WHAT THIS TASK INVOLVES — Without the pictures, print the lines running from the beginning of the material to the line containing "-- (axis cs:9,4);", both ends included.

MATERIAL PROVIDED —

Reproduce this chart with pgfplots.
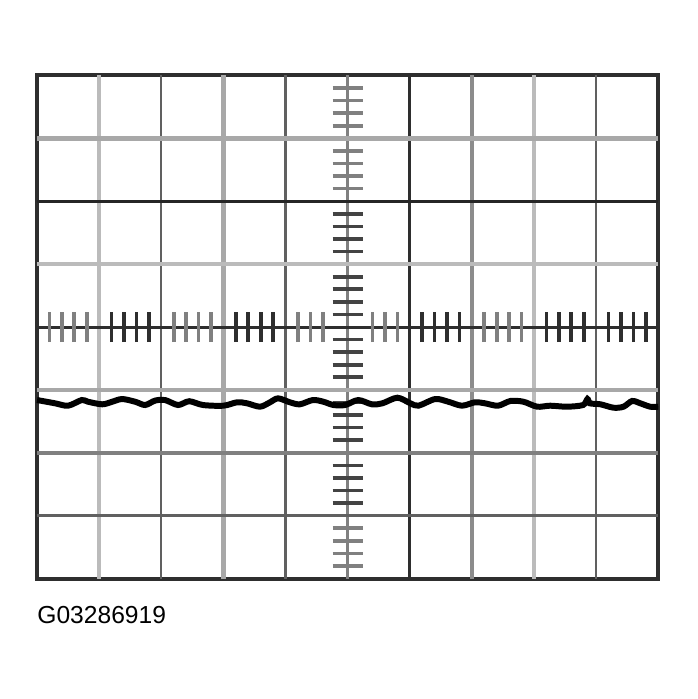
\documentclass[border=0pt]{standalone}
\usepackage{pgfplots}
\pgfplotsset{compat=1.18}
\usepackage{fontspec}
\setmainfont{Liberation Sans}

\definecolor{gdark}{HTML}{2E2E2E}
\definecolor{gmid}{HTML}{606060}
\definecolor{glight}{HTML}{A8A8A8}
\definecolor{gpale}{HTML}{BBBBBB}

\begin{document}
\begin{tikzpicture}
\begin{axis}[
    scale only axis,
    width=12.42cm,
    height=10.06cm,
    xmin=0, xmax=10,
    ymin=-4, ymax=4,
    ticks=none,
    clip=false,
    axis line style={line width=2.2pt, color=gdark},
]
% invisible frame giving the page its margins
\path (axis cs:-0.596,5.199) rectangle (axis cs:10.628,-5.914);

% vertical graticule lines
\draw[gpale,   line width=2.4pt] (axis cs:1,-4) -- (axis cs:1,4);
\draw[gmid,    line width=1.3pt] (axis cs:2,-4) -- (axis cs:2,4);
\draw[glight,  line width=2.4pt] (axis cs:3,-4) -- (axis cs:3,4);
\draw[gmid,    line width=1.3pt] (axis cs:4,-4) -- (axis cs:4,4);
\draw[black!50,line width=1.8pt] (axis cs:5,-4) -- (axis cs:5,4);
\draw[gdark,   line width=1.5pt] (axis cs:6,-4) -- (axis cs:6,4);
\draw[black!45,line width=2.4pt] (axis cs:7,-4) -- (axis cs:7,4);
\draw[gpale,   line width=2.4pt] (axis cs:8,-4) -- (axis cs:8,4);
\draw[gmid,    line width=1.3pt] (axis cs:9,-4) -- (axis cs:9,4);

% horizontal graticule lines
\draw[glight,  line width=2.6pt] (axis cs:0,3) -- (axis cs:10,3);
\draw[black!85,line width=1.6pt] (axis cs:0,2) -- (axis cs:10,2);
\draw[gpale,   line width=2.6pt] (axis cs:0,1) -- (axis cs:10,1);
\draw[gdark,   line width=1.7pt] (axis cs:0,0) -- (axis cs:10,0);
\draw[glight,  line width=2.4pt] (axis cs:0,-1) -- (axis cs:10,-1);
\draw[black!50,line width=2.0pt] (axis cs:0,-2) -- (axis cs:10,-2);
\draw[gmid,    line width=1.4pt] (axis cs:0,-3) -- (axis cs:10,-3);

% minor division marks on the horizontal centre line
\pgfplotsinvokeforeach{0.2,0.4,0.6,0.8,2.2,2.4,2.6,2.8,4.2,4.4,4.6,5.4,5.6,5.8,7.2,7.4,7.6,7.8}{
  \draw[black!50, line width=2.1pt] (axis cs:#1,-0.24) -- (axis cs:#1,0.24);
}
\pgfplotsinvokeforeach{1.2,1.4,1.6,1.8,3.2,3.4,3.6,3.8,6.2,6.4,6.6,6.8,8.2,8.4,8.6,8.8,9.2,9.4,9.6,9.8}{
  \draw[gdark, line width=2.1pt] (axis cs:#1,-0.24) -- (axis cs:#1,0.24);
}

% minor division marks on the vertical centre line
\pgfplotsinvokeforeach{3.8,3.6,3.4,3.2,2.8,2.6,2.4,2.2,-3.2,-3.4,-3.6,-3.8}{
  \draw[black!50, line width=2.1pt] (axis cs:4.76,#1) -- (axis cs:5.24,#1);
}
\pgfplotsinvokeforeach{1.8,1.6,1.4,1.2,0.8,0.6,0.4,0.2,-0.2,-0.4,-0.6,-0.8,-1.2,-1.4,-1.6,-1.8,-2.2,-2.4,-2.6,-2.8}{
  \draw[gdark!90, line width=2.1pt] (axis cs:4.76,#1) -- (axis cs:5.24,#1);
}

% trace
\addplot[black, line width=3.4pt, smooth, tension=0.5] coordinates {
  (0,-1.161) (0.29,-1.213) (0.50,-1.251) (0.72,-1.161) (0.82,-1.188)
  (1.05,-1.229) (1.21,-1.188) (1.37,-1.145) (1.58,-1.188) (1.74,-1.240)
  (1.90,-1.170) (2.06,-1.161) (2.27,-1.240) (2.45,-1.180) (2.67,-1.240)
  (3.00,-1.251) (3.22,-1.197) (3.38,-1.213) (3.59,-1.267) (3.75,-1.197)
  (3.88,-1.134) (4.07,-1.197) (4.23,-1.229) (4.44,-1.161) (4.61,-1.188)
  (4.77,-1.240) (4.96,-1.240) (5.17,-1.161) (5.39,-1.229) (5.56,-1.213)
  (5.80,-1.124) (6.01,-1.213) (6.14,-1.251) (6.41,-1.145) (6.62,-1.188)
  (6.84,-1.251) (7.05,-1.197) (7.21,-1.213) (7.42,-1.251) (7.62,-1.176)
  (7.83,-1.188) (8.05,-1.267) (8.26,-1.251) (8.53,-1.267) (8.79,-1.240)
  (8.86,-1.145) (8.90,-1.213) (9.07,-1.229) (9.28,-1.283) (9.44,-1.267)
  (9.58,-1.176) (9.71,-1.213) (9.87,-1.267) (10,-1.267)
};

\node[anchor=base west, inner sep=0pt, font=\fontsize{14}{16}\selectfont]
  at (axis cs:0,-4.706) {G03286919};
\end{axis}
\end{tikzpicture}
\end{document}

CORRECT RESULT —
Reproduce this chart with pgfplots.
\documentclass[border=0pt]{standalone}
\usepackage{pgfplots}
\pgfplotsset{compat=1.18}
\usepackage{fontspec}
\setmainfont{Liberation Sans}

\definecolor{gdark}{HTML}{2E2E2E}
\definecolor{gmid}{HTML}{606060}
\definecolor{glight}{HTML}{A8A8A8}
\definecolor{gpale}{HTML}{BBBBBB}

\begin{document}
\begin{tikzpicture}
\begin{axis}[
    scale only axis,
    width=12.42cm,
    height=10.06cm,
    xmin=0, xmax=10,
    ymin=-4, ymax=4,
    ticks=none,
    clip=false,
    axis line style={line width=2.2pt, color=gdark},
]
% invisible frame giving the page its margins
\path (axis cs:-0.596,5.199) rectangle (axis cs:10.628,-5.914);

% vertical graticule lines
\draw[gpale,   line width=2.4pt] (axis cs:1,-4) -- (axis cs:1,4);
\draw[gmid,    line width=1.3pt] (axis cs:2,-4) -- (axis cs:2,4);
\draw[glight,  line width=2.4pt] (axis cs:3,-4) -- (axis cs:3,4);
\draw[gmid,    line width=1.3pt] (axis cs:4,-4) -- (axis cs:4,4);
\draw[black!50,line width=1.8pt] (axis cs:5,-4) -- (axis cs:5,4);
\draw[gdark,   line width=1.5pt] (axis cs:6,-4) -- (axis cs:6,4);
\draw[black!45,line width=2.4pt] (axis cs:7,-4) -- (axis cs:7,4);
\draw[gpale,   line width=2.4pt] (axis cs:8,-4) -- (axis cs:8,4);
\draw[gmid,    line width=1.3pt] (axis cs:9,-4) -- (axis cs:9,4);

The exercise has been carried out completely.